Procédure devant la Cour :
Par une requête, enregistrée le 15 septembre 2017, régularisée le 29 septembre 2017, Mme B..., représentée par Me Hamroun, demande à la Cour :
1°) d'annuler ce jugement du Tribunal administratif de Paris du 11 juillet 2017 ;
2°) d'annuler l'arrêté du ministre de l'intérieur du 16 mars 2017, mentionné ci-dessus ;
3°) d'enjoindre au ministre de l'intérieur de renouveler sa carte d'identité ainsi que son passeport dans le délai d'un mois à compter de la notification de la décision à intervenir ;
4°) de mettre à la charge de l'Etat le versement de la somme de 5 000 euros sur le fondement de l'article L. 761-1 du code de justice administrative.
Elle soutient que :
- la décision est entachée d'erreurs quant à la matérialité et à l'appréciation des faits dès lors que le dépôt d'une demande de passeport pour son fils mineur C...dans une commune limitrophe de sa ville de résidence était seulement motivé par son projet de passer les vacances de la fin de l'année 2014 avec sa famille au Maroc ; elle n'a pas apporté d'aide logistique à ses frère et soeur lors de leur départ en Syrie ; elle n'est pas " radicalisée " ; elle n'est plus en contact avec sa fratrie, avec qui elle n'a maintenu qu'un temps des liens afin de s'enquérir de l'état de santé de ses neveux et nièces ;
- la décision ne fait état d'aucun élément nouveau de nature à justifier la prolongation de la mesure d'interdiction de sortie du territoire prise à son endroit ;
- en se bornant à fonder sa décision sur les seules énonciations de la note de renseignement, le tribunal a procédé à un renversement de la charge de la preuve ; il aurait du mettre en oeuvre ses pouvoirs généraux d'instruction en exigeant du ministre de l'intérieur la production de tout document susceptible de permettre de vérifier ses allégations concernant sa radicalisation et ses velléités de départ ;
- elle n'a fait l'objet d'aucune procédure pénale et d'aucune mesure d'assignation à résidence ;
- la décision méconnait sa liberté de circulation telle que protégée par l'article 2 du protocole additionnel n° 4 à la convention européenne de sauvegarde des droits de l'homme et des libertés fondamentales et par l'article 12 du pacte international relatif aux droits civils et politiques adopté par l'assemblée générale des Nations Unies le 16 décembre 1966 ;
- la décision porte une atteinte disproportionnée à sa liberté d'aller et venir qui, selon le Conseil constitutionnel, implique celle de quitter le territoire.
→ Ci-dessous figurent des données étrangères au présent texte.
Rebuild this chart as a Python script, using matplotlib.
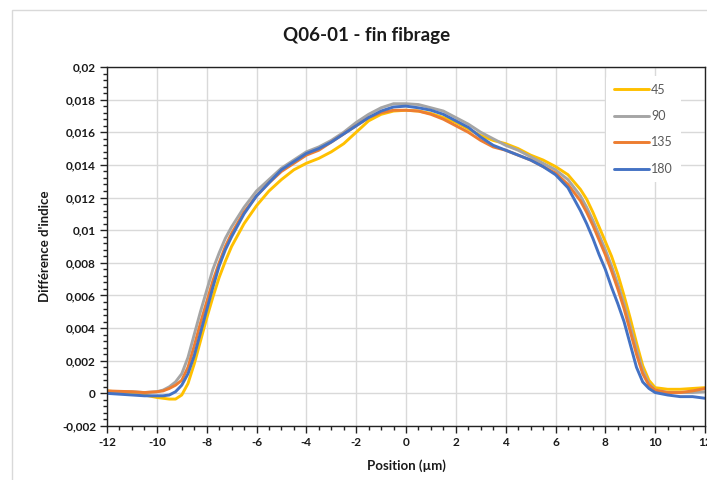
import numpy as np
import matplotlib
matplotlib.use("Agg")
import matplotlib.pyplot as plt
from matplotlib.patches import Rectangle
from matplotlib.ticker import MultipleLocator, FuncFormatter

# Positions (µm)
position = [-12, -11, -10.5, -10, -9.75, -9.5, -9.25, -9, -8.75, -8.5, -8.25, -8,
            -7.75, -7.5, -7.25, -7, -6.5, -6, -5.5, -5, -4.5, -4, -3.5, -3, -2.5,
            -2, -1.5, -1, -0.5, 0, 0.5, 1, 1.5, 2, 2.5, 3, 3.5, 4, 4.5, 5, 5.5,
            6, 6.5, 7, 7.25, 7.5, 7.75, 8, 8.25, 8.5, 8.75, 9, 9.25, 9.5, 9.75,
            10, 10.5, 11, 11.5, 12]

# Index difference profiles (x 1e-3) for each angle
diff_45 = [0.15, 0.0, -0.1, -0.25, -0.3, -0.35, -0.35, -0.1, 0.6, 1.8, 3.2, 4.6,
           5.9, 7.1, 8.1, 9.0, 10.4, 11.5, 12.4, 13.1, 13.7, 14.1, 14.4, 14.8, 15.3,
           16.0, 16.7, 17.1, 17.3, 17.35, 17.3, 17.15, 16.9, 16.6, 16.2, 15.8, 15.5, 15.3, 15.0, 14.6, 14.3,
           13.9, 13.4, 12.5, 11.9, 11.1, 10.2, 9.3, 8.4, 7.3, 6.0, 4.6, 3.1, 1.7, 0.8,
           0.35, 0.25, 0.25, 0.3, 0.35]
diff_90 = [0.1, 0.1, 0.05, 0.1, 0.2, 0.4, 0.7, 1.2, 2.2, 3.6, 5.0, 6.3,
           7.6, 8.6, 9.5, 10.2, 11.4, 12.4, 13.1, 13.8, 14.3, 14.8, 15.1, 15.5, 16.0,
           16.6, 17.1, 17.5, 17.75, 17.75, 17.7, 17.5, 17.3, 16.9, 16.5, 16.0, 15.6, 15.2, 14.9, 14.5, 14.1,
           13.7, 13.1, 12.1, 11.4, 10.6, 9.7, 8.8, 7.8, 6.7, 5.5, 4.1, 2.7, 1.4, 0.6,
           0.2, 0.05, 0.05, 0.05, 0.1]
diff_135 = [0.15, 0.1, 0.05, 0.1, 0.15, 0.3, 0.5, 0.8, 1.6, 2.9, 4.3, 5.6,
            6.9, 8.0, 9.0, 9.8, 11.1, 12.1, 12.9, 13.6, 14.1, 14.6, 14.9, 15.4, 15.9,
            16.4, 16.9, 17.2, 17.35, 17.35, 17.3, 17.1, 16.8, 16.4, 16.0, 15.5, 15.1, 14.9, 14.6, 14.3, 13.9,
            13.5, 12.8, 11.8, 11.1, 10.3, 9.4, 8.5, 7.5, 6.4, 5.2, 3.8, 2.4, 1.2, 0.5,
            0.2, 0.05, 0.05, 0.15, 0.3]
diff_180 = [0.0, -0.1, -0.15, -0.15, -0.15, -0.1, 0.1, 0.5, 1.2, 2.3, 3.7, 5.1,
            6.5, 7.8, 8.8, 9.6, 11.0, 12.1, 12.9, 13.7, 14.2, 14.7, 15.0, 15.4, 15.9,
            16.4, 16.9, 17.3, 17.55, 17.6, 17.5, 17.35, 17.1, 16.7, 16.3, 15.7, 15.2, 14.9, 14.6, 14.3, 13.9,
            13.4, 12.6, 11.2, 10.4, 9.5, 8.5, 7.6, 6.5, 5.5, 4.4, 3.0, 1.6, 0.7, 0.3,
            0.05, -0.1, -0.2, -0.2, -0.3]

labels = ["45", "90", "135", "180"]
colors = ["#FFC000", "#A5A5A5", "#ED7D31", "#4472C4"]
series = [diff_45, diff_90, diff_135, diff_180]

plt.rcParams["font.family"] = ["Lato", "DejaVu Sans"]

fig = plt.figure(figsize=(7.07, 4.80), dpi=100)
fig.patch.set_facecolor("white")

# chart-area frame
fig.patches.append(Rectangle((12 / 707, -0.1), 1.2, 1 - 10 / 480 + 0.1,
                             transform=fig.transFigure, fill=False,
                             edgecolor="#D9D9D9", linewidth=1.0, zorder=0))

ax = fig.add_axes([107 / 707, 1 - 426 / 480, (705 - 107) / 707, (426 - 67) / 480])

for vals, lab, col in zip(series, labels, colors):
    ax.plot(position, np.array(vals) * 1e-3, color=col, lw=2.1, label=lab,
            solid_joinstyle="round", solid_capstyle="round")

ax.set_xlim(-12, 12)
ax.set_ylim(-0.002, 0.02)
ax.xaxis.set_major_locator(MultipleLocator(2))
ax.xaxis.set_minor_locator(MultipleLocator(0.5))
ax.yaxis.set_major_locator(MultipleLocator(0.002))
ax.yaxis.set_minor_locator(MultipleLocator(0.0004))


def comma_fmt(v, pos):
    v = round(v, 6)
    if v == 0:
        return "0"
    return f"{v:g}".replace(".", ",")


ax.yaxis.set_major_formatter(FuncFormatter(comma_fmt))
ax.xaxis.set_major_formatter(FuncFormatter(lambda v, p: f"{v:g}"))

ax.grid(True, which="major", color="#D9D9D9", lw=1.0)
ax.set_axisbelow(True)
for s in ax.spines.values():
    s.set_color("#222222")
    s.set_linewidth(1.0)

ax.tick_params(which="major", direction="out", length=5, width=1, color="#222222",
               labelsize=8.5, pad=3)
ax.tick_params(which="minor", direction="out", length=3, width=1, color="#222222")
for t in ax.get_xticklabels() + ax.get_yticklabels():
    t.set_fontweight("bold")
    t.set_color("#1a1a1a")

ax.set_xlabel("Position (µm)", fontsize=9.5, fontweight="bold", color="#1a1a1a", labelpad=8)
ax.set_ylabel("Différence d'indice", fontsize=9.5, fontweight="bold", color="#1a1a1a", labelpad=8)

fig.text(367 / 707, 1 - 35 / 480, "Q06-01 - fin fibrage", ha="center", va="center",
         fontsize=13.5, fontweight="bold", color="#1a1a1a")

leg = ax.legend(loc="upper left", bbox_to_anchor=(493 / 598, 1 - 3 / 359),
                frameon=True, facecolor="white", edgecolor="none", framealpha=1,
                fontsize=9, handlelength=2.8, handletextpad=0.2, labelspacing=1.15,
                borderpad=0.6)
for t in leg.get_texts():
    t.set_color("#595959")

fig.savefig("out.png", dpi=100)
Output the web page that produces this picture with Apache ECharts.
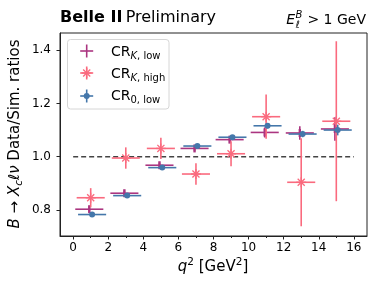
<!DOCTYPE html>
<html>
<head>
<meta charset="utf-8">
<script src="https://cdn.jsdelivr.net/npm/echarts@6/dist/echarts.min.js"></script>
<style>html,body{margin:0;padding:0;background:#fff}#c{width:381px;height:291px}</style>
</head>
<body>
<div id="c"></div>
<script>
// ---- data ----
var binCenters = [1, 3, 5, 7, 9, 11, 13, 15];
var binHalfWidth = [0.8, 0.8, 0.8, 0.8, 0.8, 0.8, 0.8, 0.8];
var crKLow = [0.803, 0.863, 0.968, 1.031, 1.064, 1.091, 1.089, 1.104];
var crKLowErr = [0.011, 0.010, 0.010, 0.010, 0.011, 0.019, 0.025, 0.044];
var crKHigh = [0.846, 0.995, 1.031, 0.935, 1.011, 1.150, 0.904, 1.133];
var crKHighErr = [0.036, 0.040, 0.040, 0.040, 0.047, 0.083, 0.165, 0.300];
var cr0Low = [0.783, 0.854, 0.959, 1.040, 1.073, 1.116, 1.085, 1.100];
var cr0LowErr = [0.005, 0.006, 0.006, 0.006, 0.007, 0.010, 0.012, 0.020];
var xMajorTicks = [0, 2, 4, 6, 8, 10, 12, 14, 16];
var xMinorTicks = [1, 3, 5, 7, 9, 11, 13, 15];
var yTicks = [0.8, 1.0, 1.2, 1.4];
var refLineX = [0, 16];
var refLineY = 1.0;

var C_KLOW = '#ab3580', C_KHIGH = '#fa6a7e', C_0LOW = '#4477aa';
var FONT = 'DejaVu Sans';

function mkData(vals, errs, shift) {
  return binCenters.map(function (x, i) { return [x + shift, vals[i], errs[i], binHalfWidth[i]]; });
}

function errRender(color, marker) {
  return function (params, api) {
    var x = api.value(0), y = api.value(1), ey = api.value(2), ex = api.value(3);
    var l = api.coord([x - ex, y]), r = api.coord([x + ex, y]);
    var t = api.coord([x, y + ey]), b = api.coord([x, y - ey]);
    var c = api.coord([x, y]);
    var st = { stroke: color, lineWidth: 1.6, fill: null };
    var ch = [
      { type: 'line', shape: { x1: l[0], y1: l[1], x2: r[0], y2: r[1] }, style: st },
      { type: 'line', shape: { x1: t[0], y1: t[1], x2: b[0], y2: b[1] }, style: st }
    ];
    if (marker === 'bar') {
      ch.push({ type: 'line', shape: { x1: c[0], y1: c[1] - 4, x2: c[0], y2: c[1] + 4 }, style: { stroke: color, lineWidth: 2.4 } });
    } else if (marker === 'star') {
      var R = 5;
      for (var k = 0; k < 4; k++) {
        var a = k * Math.PI / 4;
        ch.push({ type: 'line', shape: { x1: c[0] - R * Math.cos(a), y1: c[1] - R * Math.sin(a), x2: c[0] + R * Math.cos(a), y2: c[1] + R * Math.sin(a) }, style: { stroke: color, lineWidth: 1.3 } });
      }
    } else if (marker === 'dot') {
      ch.push({ type: 'circle', shape: { cx: c[0], cy: c[1], r: 3 }, style: { fill: color } });
    }
    return { type: 'group', children: ch };
  };
}

var chart = echarts.init(document.getElementById('c'), null, { renderer: 'canvas' });

function legendIcon(cx, cy, color, marker) {
  var s = 6.5, Z = 60, ch = [
    { type: 'line', z: Z, shape: { x1: cx - s, y1: cy, x2: cx + s, y2: cy }, style: { stroke: color, lineWidth: 1.6 } },
    { type: 'line', z: Z, shape: { x1: cx, y1: cy - s, x2: cx, y2: cy + s }, style: { stroke: color, lineWidth: 1.6 } }
  ];
  if (marker === 'star') {
    for (var k = 0; k < 4; k++) {
      var a = k * Math.PI / 4, R = 5;
      ch.push({ type: 'line', z: Z, shape: { x1: cx - R * Math.cos(a), y1: cy - R * Math.sin(a), x2: cx + R * Math.cos(a), y2: cy + R * Math.sin(a) }, style: { stroke: color, lineWidth: 1.3 } });
    }
  } else if (marker === 'dot') {
    ch.push({ type: 'circle', z: Z, shape: { cx: cx, cy: cy, r: 3 }, style: { fill: color } });
  }
  return ch;
}

var richLegend = {
  m: { fontSize: 14, fontFamily: FONT, lineHeight: 18, fill: '#000' },
  si: { fontSize: 10, fontFamily: FONT, fontStyle: 'italic', lineHeight: 10, verticalAlign: 'bottom', fill: '#000' },
  s: { fontSize: 10, fontFamily: FONT, lineHeight: 10, verticalAlign: 'bottom', fill: '#000' }
};

var graphics = [
  // title
  { type: 'text', left: 60, top: 10, style: { text: '{b|Belle II} {r|Preliminary}', rich: {
      b: { fontSize: 16, fontWeight: 'bold', fontFamily: FONT, fill: '#000' },
      r: { fontSize: 16, fontFamily: FONT, fill: '#000' } } } },
  { type: 'text', x: 366, y: 20, style: { text: '> 1 GeV', fontSize: 14, fontFamily: FONT, fill: '#000', align: 'right', verticalAlign: 'middle' } },
  { type: 'text', x: 295, y: 20, style: { text: 'E', fontSize: 14, fontStyle: 'italic', fontFamily: FONT, fill: '#000', align: 'right', verticalAlign: 'middle' } },
  { type: 'text', x: 295.5, y: 15, style: { text: 'B', fontSize: 10, fontStyle: 'italic', fontFamily: FONT, fill: '#000', align: 'left', verticalAlign: 'middle' } },
  { type: 'text', x: 295.5, y: 25, style: { text: 'ℓ', fontSize: 10, fontStyle: 'italic', fontFamily: FONT, fill: '#000', align: 'left', verticalAlign: 'middle' } },
  // y label
  { type: 'text', x: 15, y: 134, rotation: Math.PI / 2, style: {
      text: '{i|B}{m| → }{i|X}{si|c}{i|ℓν}{m| Data/Sim. ratios}', align: 'center', verticalAlign: 'middle',
      rich: {
        i: { fontSize: 15, fontStyle: 'italic', fontFamily: FONT, lineHeight: 20, fill: '#000' },
        m: { fontSize: 15, fontFamily: FONT, lineHeight: 20, fill: '#000' },
        si: { fontSize: 10.5, fontStyle: 'italic', fontFamily: FONT, lineHeight: 10, verticalAlign: 'bottom', fill: '#000' }
      } } },
  // x label
  { type: 'text', x: 213, y: 267, style: {
      text: '{i|q}{sup|2}{m| [GeV}{sup|2}{m|]}', align: 'center', verticalAlign: 'middle',
      rich: {
        i: { fontSize: 15, fontStyle: 'italic', fontFamily: FONT, lineHeight: 20, fill: '#000' },
        m: { fontSize: 15, fontFamily: FONT, lineHeight: 20, fill: '#000' },
        sup: { fontSize: 10.5, fontFamily: FONT, lineHeight: 10, verticalAlign: 'top', fill: '#000' }
      } } },
  // legend box
  { type: 'rect', shape: { x: 67.5, y: 39.5, width: 101.5, height: 69.5, r: 3 }, style: { fill: 'rgba(255,255,255,0.85)', stroke: '#d6d6d6', lineWidth: 1 }, z: 50 },
  { type: 'group', children: legendIcon(86.7, 51, C_KLOW, 'none'), z: 60 },
  { type: 'group', children: legendIcon(86.7, 73, C_KHIGH, 'star'), z: 60 },
  { type: 'group', children: legendIcon(86.7, 96, C_0LOW, 'dot'), z: 60 },
  { type: 'text', x: 111, y: 52, z: 60, style: { text: '{m|CR}{si|K}{s|, low}', verticalAlign: 'middle', rich: richLegend } },
  { type: 'text', x: 111, y: 74, z: 60, style: { text: '{m|CR}{si|K}{s|, high}', verticalAlign: 'middle', rich: richLegend } },
  { type: 'text', x: 111, y: 96, z: 60, style: { text: '{m|CR}{s|0, low}', verticalAlign: 'middle', rich: richLegend } }
];

var option = {
  animation: false,
  backgroundColor: '#fff',
  grid: { left: 60, right: 14, top: 33, bottom: 55, show: true, borderColor: '#222', borderWidth: 1, backgroundColor: 'transparent' },
  xAxis: [{
    type: 'value', min: -0.75, max: 16.75,
    axisLine: { show: true, onZero: false, lineStyle: { color: '#222', width: 1 } },
    axisTick: { show: true, inside: false, length: 3.5, customValues: xMajorTicks, lineStyle: { color: '#222' } },
    axisLabel: { show: true, customValues: xMajorTicks, margin: 6, fontSize: 12, fontFamily: FONT, color: '#000' },
    splitLine: { show: false }
  }, {
    type: 'value', min: -0.75, max: 16.75, position: 'bottom',
    axisLine: { show: false, onZero: false },
    axisTick: { show: true, length: 2, customValues: xMinorTicks, lineStyle: { color: '#222' } },
    axisLabel: { show: false, customValues: xMinorTicks },
    splitLine: { show: false }
  }],
  yAxis: {
    type: 'value', min: 0.7025, max: 1.464,
    axisLine: { show: true, onZero: false, lineStyle: { color: '#222', width: 1 } },
    axisTick: { show: true, length: 3.5, customValues: yTicks, lineStyle: { color: '#222' } },
    axisLabel: { show: true, customValues: yTicks, margin: 9, fontSize: 12, fontFamily: FONT, color: '#000',
      formatter: function (v) { return v.toFixed(1); } },
    splitLine: { show: false }
  },
  series: [
    { type: 'line', data: refLineX.map(function (x) { return [x, refLineY]; }), symbol: 'none',
      lineStyle: { color: '#444', width: 1.5, type: [5, 3] }, z: 1 },
    { type: 'custom', name: 'CR_K,low', data: mkData(crKLow, crKLowErr, -0.08), renderItem: errRender(C_KLOW, 'bar'), z: 2, clip: false },
    { type: 'custom', name: 'CR_K,high', data: mkData(crKHigh, crKHighErr, 0), renderItem: errRender(C_KHIGH, 'star'), z: 3, clip: false },
    { type: 'custom', name: 'CR_0,low', data: mkData(cr0Low, cr0LowErr, 0.08), renderItem: errRender(C_0LOW, 'dot'), z: 4, clip: false }
  ],
  graphic: graphics
};
chart.setOption(option);
</script>
</body>
</html>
Par un mémoire en défense, enregistré le 22 octobre 2018, le ministre de l'intérieur conclut au rejet de la requête.
Il soutient que :
- à titre principal, la requête présentée par Mme B...est irrecevable dès lors qu'elle ne peut être regardée comme énonçant des conclusions d'appel ;
- à titre subsidiaire, les moyens soulevés par Mme B...ne sont pas fondés.
Par ordonnance du 24 octobre 2018, la clôture d'instruction a été fixée au 8 novembre 2018.
Vu les autres pièces du dossier.
Vu :
- la Constitution et la Déclaration des droits de l'homme et du citoyen du 26 août 1789 ;
- la convention européenne de sauvegarde des droits de l'homme et des libertés fondamentales ;
- le pacte international relatif aux droits civils et politiques ;
- le code de la sécurité intérieure ;
- le code des relations entre le public et l'administration ;
- le code de justice administrative.
Les parties ont été régulièrement averties du jour de l'audience.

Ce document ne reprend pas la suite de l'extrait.